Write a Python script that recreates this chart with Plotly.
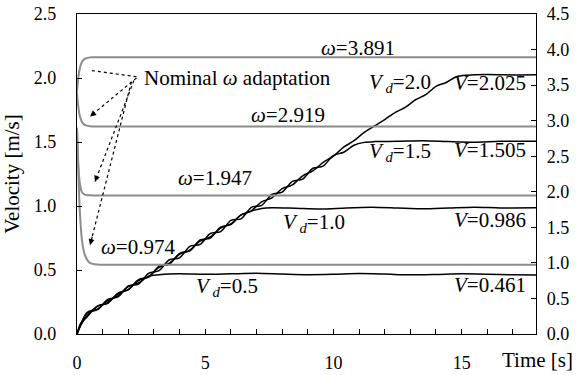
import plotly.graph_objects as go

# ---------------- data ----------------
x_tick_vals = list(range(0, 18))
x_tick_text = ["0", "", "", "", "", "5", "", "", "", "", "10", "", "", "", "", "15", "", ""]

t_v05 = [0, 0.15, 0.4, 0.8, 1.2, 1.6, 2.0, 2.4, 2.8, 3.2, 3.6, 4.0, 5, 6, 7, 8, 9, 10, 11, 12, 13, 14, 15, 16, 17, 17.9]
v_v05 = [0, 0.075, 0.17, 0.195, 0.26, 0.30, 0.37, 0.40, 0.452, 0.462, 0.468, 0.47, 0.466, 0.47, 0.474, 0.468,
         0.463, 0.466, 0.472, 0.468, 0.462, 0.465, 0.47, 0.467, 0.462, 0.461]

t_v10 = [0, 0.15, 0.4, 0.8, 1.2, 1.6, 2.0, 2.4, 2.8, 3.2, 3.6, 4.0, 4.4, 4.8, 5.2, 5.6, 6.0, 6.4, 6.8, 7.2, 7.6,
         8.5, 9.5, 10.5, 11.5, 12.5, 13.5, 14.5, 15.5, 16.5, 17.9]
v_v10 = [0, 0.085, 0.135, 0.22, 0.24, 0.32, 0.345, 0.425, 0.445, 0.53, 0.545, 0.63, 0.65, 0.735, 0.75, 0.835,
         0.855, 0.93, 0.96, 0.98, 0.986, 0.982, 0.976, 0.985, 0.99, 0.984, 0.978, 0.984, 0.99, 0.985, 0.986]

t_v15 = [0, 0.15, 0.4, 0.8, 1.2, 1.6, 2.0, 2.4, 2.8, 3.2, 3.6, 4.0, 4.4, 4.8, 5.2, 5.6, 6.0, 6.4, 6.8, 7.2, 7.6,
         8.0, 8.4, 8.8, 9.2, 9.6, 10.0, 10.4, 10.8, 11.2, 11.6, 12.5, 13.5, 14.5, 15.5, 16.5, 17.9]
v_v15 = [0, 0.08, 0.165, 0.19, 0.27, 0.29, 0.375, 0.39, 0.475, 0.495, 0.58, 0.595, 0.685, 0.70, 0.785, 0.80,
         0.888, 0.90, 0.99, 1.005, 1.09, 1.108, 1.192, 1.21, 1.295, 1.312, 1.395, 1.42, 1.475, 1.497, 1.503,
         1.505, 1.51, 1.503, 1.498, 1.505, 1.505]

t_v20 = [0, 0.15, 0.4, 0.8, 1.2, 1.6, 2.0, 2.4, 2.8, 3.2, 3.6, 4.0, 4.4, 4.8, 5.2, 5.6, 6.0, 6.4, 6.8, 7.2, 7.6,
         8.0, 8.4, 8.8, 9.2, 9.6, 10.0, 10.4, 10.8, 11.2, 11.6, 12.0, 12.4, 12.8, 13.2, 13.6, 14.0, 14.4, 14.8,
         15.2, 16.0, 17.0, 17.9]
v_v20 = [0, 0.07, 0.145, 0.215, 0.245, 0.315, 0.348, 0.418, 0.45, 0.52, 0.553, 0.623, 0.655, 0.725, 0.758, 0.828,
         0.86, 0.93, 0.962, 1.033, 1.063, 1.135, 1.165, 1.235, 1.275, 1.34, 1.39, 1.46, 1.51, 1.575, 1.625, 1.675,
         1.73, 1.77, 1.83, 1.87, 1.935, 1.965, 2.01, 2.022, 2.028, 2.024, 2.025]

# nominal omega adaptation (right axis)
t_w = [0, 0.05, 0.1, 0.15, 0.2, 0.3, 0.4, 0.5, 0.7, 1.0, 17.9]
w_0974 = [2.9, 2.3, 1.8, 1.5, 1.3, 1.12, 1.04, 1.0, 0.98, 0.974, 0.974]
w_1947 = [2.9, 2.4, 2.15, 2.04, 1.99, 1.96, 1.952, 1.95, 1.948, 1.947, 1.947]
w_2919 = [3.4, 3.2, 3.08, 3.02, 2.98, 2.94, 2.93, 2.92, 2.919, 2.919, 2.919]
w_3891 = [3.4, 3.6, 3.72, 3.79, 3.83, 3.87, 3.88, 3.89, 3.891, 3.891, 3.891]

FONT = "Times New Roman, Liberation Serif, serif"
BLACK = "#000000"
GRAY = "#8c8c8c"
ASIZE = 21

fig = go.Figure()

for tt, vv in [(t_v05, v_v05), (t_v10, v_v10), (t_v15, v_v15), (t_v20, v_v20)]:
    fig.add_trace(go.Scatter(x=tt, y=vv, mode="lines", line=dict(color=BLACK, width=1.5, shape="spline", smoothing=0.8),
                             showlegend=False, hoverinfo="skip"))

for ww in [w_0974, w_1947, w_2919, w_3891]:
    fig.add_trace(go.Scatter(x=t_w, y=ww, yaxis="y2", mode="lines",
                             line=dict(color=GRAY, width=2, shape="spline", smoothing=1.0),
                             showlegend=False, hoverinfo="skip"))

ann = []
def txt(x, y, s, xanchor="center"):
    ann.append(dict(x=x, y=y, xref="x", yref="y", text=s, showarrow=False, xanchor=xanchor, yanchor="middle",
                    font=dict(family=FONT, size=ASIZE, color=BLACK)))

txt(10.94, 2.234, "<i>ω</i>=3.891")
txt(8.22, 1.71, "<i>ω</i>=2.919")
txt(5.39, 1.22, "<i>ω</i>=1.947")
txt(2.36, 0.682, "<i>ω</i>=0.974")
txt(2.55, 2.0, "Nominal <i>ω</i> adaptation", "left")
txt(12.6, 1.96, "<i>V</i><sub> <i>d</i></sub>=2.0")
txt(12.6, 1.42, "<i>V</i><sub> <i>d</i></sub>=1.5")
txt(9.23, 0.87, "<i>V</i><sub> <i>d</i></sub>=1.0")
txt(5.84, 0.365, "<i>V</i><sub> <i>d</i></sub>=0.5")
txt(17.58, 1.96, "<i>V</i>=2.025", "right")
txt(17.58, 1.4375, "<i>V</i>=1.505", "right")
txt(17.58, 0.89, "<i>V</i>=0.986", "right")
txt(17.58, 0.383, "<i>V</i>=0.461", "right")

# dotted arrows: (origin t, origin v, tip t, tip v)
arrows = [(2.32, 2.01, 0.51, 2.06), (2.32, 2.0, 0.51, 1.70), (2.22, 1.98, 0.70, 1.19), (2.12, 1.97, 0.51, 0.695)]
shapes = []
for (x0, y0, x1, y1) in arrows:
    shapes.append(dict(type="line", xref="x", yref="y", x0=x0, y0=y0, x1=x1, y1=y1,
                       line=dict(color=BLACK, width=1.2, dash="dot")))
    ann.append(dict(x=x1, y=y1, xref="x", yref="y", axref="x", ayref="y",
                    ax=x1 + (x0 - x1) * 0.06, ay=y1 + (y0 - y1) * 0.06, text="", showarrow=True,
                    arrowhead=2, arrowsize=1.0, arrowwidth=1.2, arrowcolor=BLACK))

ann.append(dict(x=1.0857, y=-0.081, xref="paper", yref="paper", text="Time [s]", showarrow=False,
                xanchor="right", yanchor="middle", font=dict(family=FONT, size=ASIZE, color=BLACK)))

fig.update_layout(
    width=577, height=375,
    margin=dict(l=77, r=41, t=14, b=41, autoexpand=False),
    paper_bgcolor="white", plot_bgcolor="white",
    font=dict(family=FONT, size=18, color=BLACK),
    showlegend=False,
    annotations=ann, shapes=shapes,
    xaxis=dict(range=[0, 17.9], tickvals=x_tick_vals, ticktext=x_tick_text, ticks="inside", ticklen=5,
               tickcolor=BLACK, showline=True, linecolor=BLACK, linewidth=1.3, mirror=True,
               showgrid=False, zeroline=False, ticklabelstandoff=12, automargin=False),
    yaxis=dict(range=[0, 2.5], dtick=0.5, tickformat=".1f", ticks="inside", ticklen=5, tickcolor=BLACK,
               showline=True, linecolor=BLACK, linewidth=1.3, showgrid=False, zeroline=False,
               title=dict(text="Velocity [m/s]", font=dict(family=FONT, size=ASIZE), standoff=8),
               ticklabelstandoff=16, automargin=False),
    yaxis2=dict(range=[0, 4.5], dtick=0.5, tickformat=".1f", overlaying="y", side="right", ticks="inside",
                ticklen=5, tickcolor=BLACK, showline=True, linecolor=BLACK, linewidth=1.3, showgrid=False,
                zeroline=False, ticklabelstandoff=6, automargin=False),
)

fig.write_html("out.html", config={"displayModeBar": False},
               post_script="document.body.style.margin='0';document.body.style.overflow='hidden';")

----------

▸ Task directions
Your task is to return the lines above, from the first one up to and including the line containing "1.505, 1.51, 1.503, 1.498, 1.505, 1.505]", minus any pictures.

▸ Exercise output
Write a Python script that recreates this chart with Plotly.
import plotly.graph_objects as go

# ---------------- data ----------------
x_tick_vals = list(range(0, 18))
x_tick_text = ["0", "", "", "", "", "5", "", "", "", "", "10", "", "", "", "", "15", "", ""]

t_v05 = [0, 0.15, 0.4, 0.8, 1.2, 1.6, 2.0, 2.4, 2.8, 3.2, 3.6, 4.0, 5, 6, 7, 8, 9, 10, 11, 12, 13, 14, 15, 16, 17, 17.9]
v_v05 = [0, 0.075, 0.17, 0.195, 0.26, 0.30, 0.37, 0.40, 0.452, 0.462, 0.468, 0.47, 0.466, 0.47, 0.474, 0.468,
         0.463, 0.466, 0.472, 0.468, 0.462, 0.465, 0.47, 0.467, 0.462, 0.461]

t_v10 = [0, 0.15, 0.4, 0.8, 1.2, 1.6, 2.0, 2.4, 2.8, 3.2, 3.6, 4.0, 4.4, 4.8, 5.2, 5.6, 6.0, 6.4, 6.8, 7.2, 7.6,
         8.5, 9.5, 10.5, 11.5, 12.5, 13.5, 14.5, 15.5, 16.5, 17.9]
v_v10 = [0, 0.085, 0.135, 0.22, 0.24, 0.32, 0.345, 0.425, 0.445, 0.53, 0.545, 0.63, 0.65, 0.735, 0.75, 0.835,
         0.855, 0.93, 0.96, 0.98, 0.986, 0.982, 0.976, 0.985, 0.99, 0.984, 0.978, 0.984, 0.99, 0.985, 0.986]

t_v15 = [0, 0.15, 0.4, 0.8, 1.2, 1.6, 2.0, 2.4, 2.8, 3.2, 3.6, 4.0, 4.4, 4.8, 5.2, 5.6, 6.0, 6.4, 6.8, 7.2, 7.6,
         8.0, 8.4, 8.8, 9.2, 9.6, 10.0, 10.4, 10.8, 11.2, 11.6, 12.5, 13.5, 14.5, 15.5, 16.5, 17.9]
v_v15 = [0, 0.08, 0.165, 0.19, 0.27, 0.29, 0.375, 0.39, 0.475, 0.495, 0.58, 0.595, 0.685, 0.70, 0.785, 0.80,
         0.888, 0.90, 0.99, 1.005, 1.09, 1.108, 1.192, 1.21, 1.295, 1.312, 1.395, 1.42, 1.475, 1.497, 1.503,
         1.505, 1.51, 1.503, 1.498, 1.505, 1.505]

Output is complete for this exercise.